The introduction of any new technology often comes with a steep learning curve. The Digital Maintenance tool is fairly intuitive and was designed based on feedback from Barrick’s own people, Yazzie says. “As Apple said when introducing the iPad, ‘If you have an iPhone, you already know how to use this.’ ”
While the tool is user friendly, it occasionally drops the Wi-Fi connection needed to transmit data. However, the tool has the capacity to store data that is logged while it’s not connected to a network and send it once it re-connects.
Yazzie acknowledges there are a few dead spots. “The mine is huge, and it’s not cost-effective to put Wi-Fi everywhere, or provide cellular coverage for the 300 devices we’re starting with in maintenance. We’re looking into that, as well as concerns about storage and charging.”

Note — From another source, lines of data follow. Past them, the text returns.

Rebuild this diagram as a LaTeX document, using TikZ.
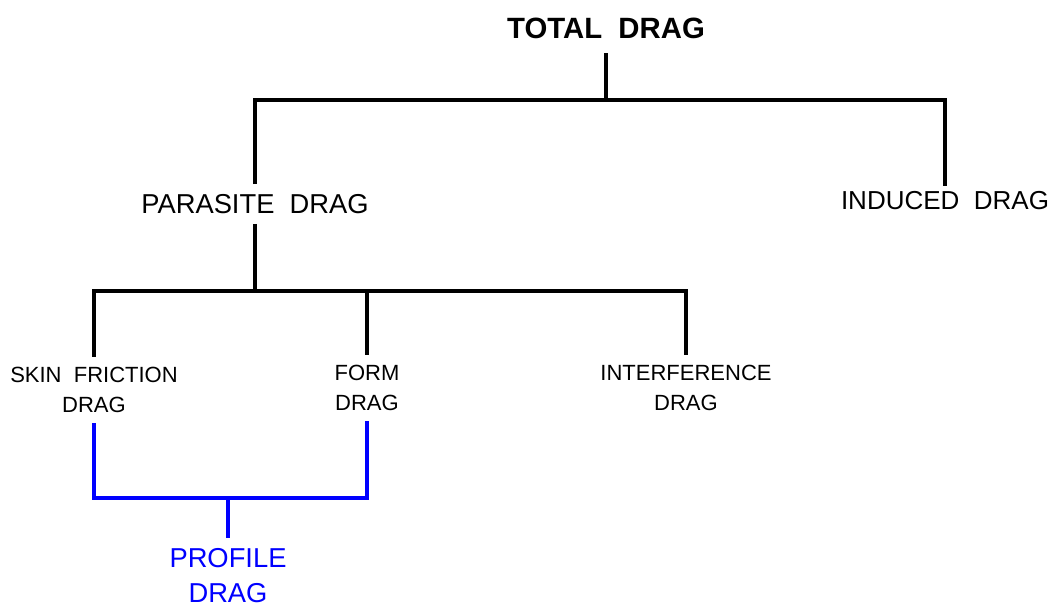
\documentclass[tikz,border=0pt]{standalone}
\usepackage{fontspec}
\setmainfont{Liberation Sans}
\usepackage{tikz}
\usetikzlibrary{positioning,calc}
\definecolor{Ink}{HTML}{000000}
\definecolor{ProfBlue}{HTML}{0000FF}

\begin{document}
\begin{tikzpicture}[x=0.75pt,y=-0.75pt,
    top/.style={inner xsep=0pt,inner ysep=11pt,font=\fontsize{22}{26}\selectfont\bfseries},
    mid/.style={inner xsep=0pt,inner ysep=7.5pt,font=\fontsize{19.5}{24}\selectfont},
    low/.style={inner xsep=0pt,inner ysep=7.5pt,align=center,
      font=\fontsize{16.5}{22.5}\selectfont},
    prof/.style={inner xsep=0pt,inner ysep=7.5pt,align=center,text=ProfBlue,
      font=\fontsize{20.5}{26}\selectfont},
    link/.style={line width=3pt,Ink},
    plink/.style={line width=3pt,ProfBlue}
  ]
    \useasboundingbox (0,0) rectangle (1063,610);
    % tree nodes
    \node[top] (total) at (606,28) {TOTAL\ \ DRAG};
    \node[mid,font=\fontsize{20.5}{24}\selectfont] (parasite) at (255,204) {PARASITE\ \ DRAG};
    \node[mid,inner ysep=4pt] (induced) at (945,201) {INDUCED\ \ DRAG};
    \node[low] (skin) at (94,390) {SKIN\ \ FRICTION\\DRAG};
    \node[low] (form) at (367,388) {FORM\\DRAG};
    \node[low] (interf) at (686,388) {INTERFERENCE\\DRAG};
    \node[prof] (profile) at (228,575.5) {PROFILE\\DRAG};
    % junctions
    \coordinate (j1) at (606,100);
    \coordinate (j2) at (253,291);
    \coordinate (j3) at (228,498);
    % connectors
    \draw[link] (total.south) -- (j1);
    \draw[link] (parasite.north) |- (j1) -| (induced.north);
    \draw[link] (parasite.south) -- (parasite.south |- j2);
    \draw[link] (skin.north) |- (j2) -| (interf.north);
    \draw[link] (form.north) -- (form.north |- j2);
    \draw[plink] (skin.south) |- (j3) -| (form.south);
    \draw[plink] (j3) -- (profile.north);
  \end{tikzpicture}
\end{document}
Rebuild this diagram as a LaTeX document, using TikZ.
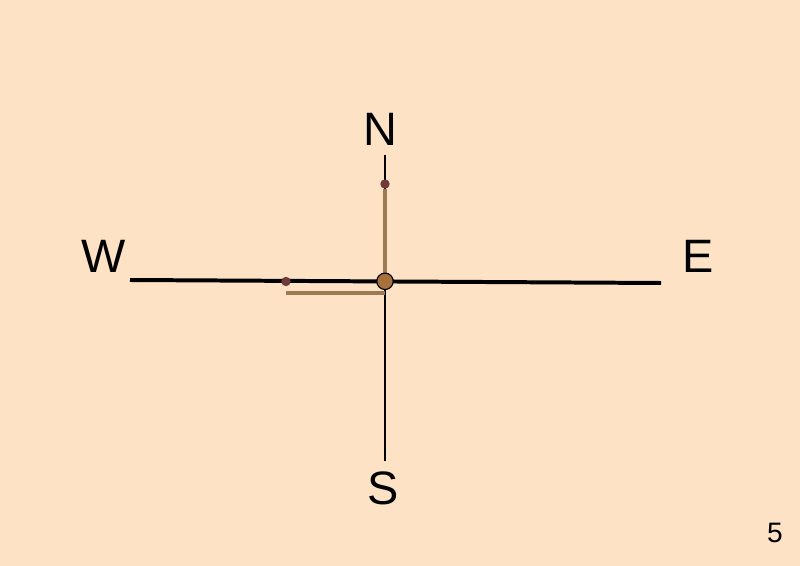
\documentclass[tikz,border=0pt]{standalone}
\usepackage{fontspec}
\setmainfont{Liberation Sans}
\definecolor{peach}{HTML}{FDE2C6}
\definecolor{stick}{HTML}{9C7A54}
\definecolor{pin}{HTML}{6E3A3A}
\definecolor{hub}{HTML}{A8703A}
\begin{document}
	\begin{tikzpicture}[x=0.03cm, y=-0.03cm,
		dir/.style={font=\fontsize{40}{40}\selectfont, inner sep=0pt},
		shadow/.style={stick, line width=3.6pt},
		pindot/.style={circle, fill=pin, inner sep=0pt, minimum size=8pt}]
	\fill[peach] (0,0) rectangle (800,566);
	\useasboundingbox (0,0) rectangle (800,566);
	\coordinate (north) at (385,155);
	\coordinate (south) at (385,461);
	\coordinate (west) at (130,280);
	\coordinate (east) at (661,283);
	\coordinate (centre) at (385,281.3);
	\coordinate (base) at (385,293);
	\coordinate (tip) at (286,293);
	\draw[line width=1.1pt] (north) -- (south);
	\draw[line width=3.4pt] (west) -- (east);
	\node[pindot] (np) at (385,184) {};
	\node[pindot] (wp) at (286,281.5) {};
	\draw[shadow] (centre) -- (np.south);
	\draw[shadow, line width=2.8pt] (tip) -- (base);
	\node[circle, draw=black, fill=hub, line width=1pt, inner sep=0pt, minimum size=14pt] (o) at (centre) {};
	\node[dir] (n) at (380,129) {N};
	\node[dir] (s) at (383,488) {S};
	\node[dir] (w) at (103.5,256.5) {W};
	\node[dir] (e) at (698,256.5) {E};
	\node[font=\fontsize{24}{24}\selectfont, inner sep=0pt] (page) at (775,533) {5};
	\end{tikzpicture}
\end{document}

Like the supervisors and technicians, Yazzie is enthusiastic about the benefits of digital work management, noting that improved efficiencies are just the beginning. The tool will also bring greater visibility to maintenance trends through the creation of quick charts—graphics that are compiled at the tap of a button to display critical data—providing more accurate information on daily progress at shift handovers, and a breakdown of the types of issues that the maintenance department is confronted with. Yazzie foresees this reducing unplanned maintenance, as it will help to more easily flag hidden trends and trouble spots, by triggering software alerts through the tablet to notify supervisors of any task issues.
“The Digital Work Management tool is a living project, and we’ll keep building in additional functions to make life easier,” he says.